AOL News, July 28, 2010
It's no surprise that key parts of the Arizona immigration law were temporarily delayed today by a federal judge. The many lawsuits brought by the opponents of immigration enforcement (including the Obama administration) will now proceed. As Churchill said in a different context, this isn't the end; it's not even the beginning of the end. It's merely the end of the beginning.
Assuming the state doesn't give up, which it has already said it will not, everyone understands this process will take several years of appeals, eventually reaching the Supreme Court. In today's America, all important social and political issues are decided by the courts, not the people or their elected representatives. It may not be a sensible way to make policy, but with lawyers of the American Civil Liberties Union implacably hostile to immigration enforcement -- some inside the government, some outside -- there's no alternative.
That said, some parts of the new Arizona law were unaffected by today's ruling, most notably the prohibition against "sanctuary cities" that forbid cooperation with federal immigration authorities. Sanctuary cities are already prohibited by federal law, but successive administrations have done nothing to punish these jurisdictions, which interfere with immigration enforcement -- a position trumped, of course, by this administration actually suing a state for trying to assist in that enforcement. Perhaps most importantly, the judge did not enjoin the provision allowing private citizens to sue such sanctuary jurisdictions, opening the door for the first time to legal action against these scofflaw cities.
But apart from the specifics of the Arizona lawsuits, the ruling's effects are likely to be positive for the cause of enforcement of immigration laws. Poll after poll has shown substantial nationwide support for Arizona's effort to help enforce federal law. Today's ruling, like the filing of the Justice Department lawsuit in the first place, reinforces the public sense that the federal government is simply uninterested in securing the borders. In particular, Democratic lawmakers up for election in November will be saddled with this usurpation of the public will, and if they lose, many of their colleagues are likely to discover a new zeal for immigration enforcement.

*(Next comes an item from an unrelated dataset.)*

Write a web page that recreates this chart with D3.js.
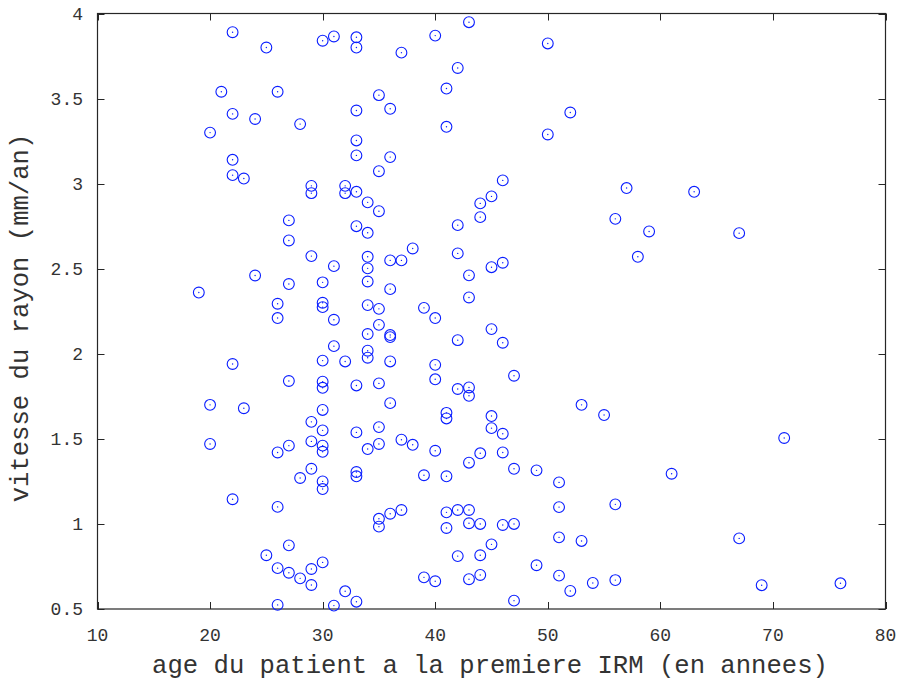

In a broader sense, the frustration of public demands for border control through litigation is instructive when thinking about the debate in Washington over immigration. What advocates call "comprehensive immigration reform" is sold as a package, a grand bargain, of amnesty for illegal aliens (and increased legal immigration) in exchange for tougher enforcement in the future. But if the Arizona experience has taught us anything, it's that any new enforcement measure will be tied up in the courts for years. This makes a grand bargain impossible, almost by definition: The amnesty part of the deal would be implemented immediately, while the promised enforcement would languish in court and might never survive.
This is probably the most important lesson from the Arizona lawsuits: that comprehensive immigration reform is out of the question. Enforcement measures must not only be legislated before any discussion of amnesty takes place; they must be fully litigated, too.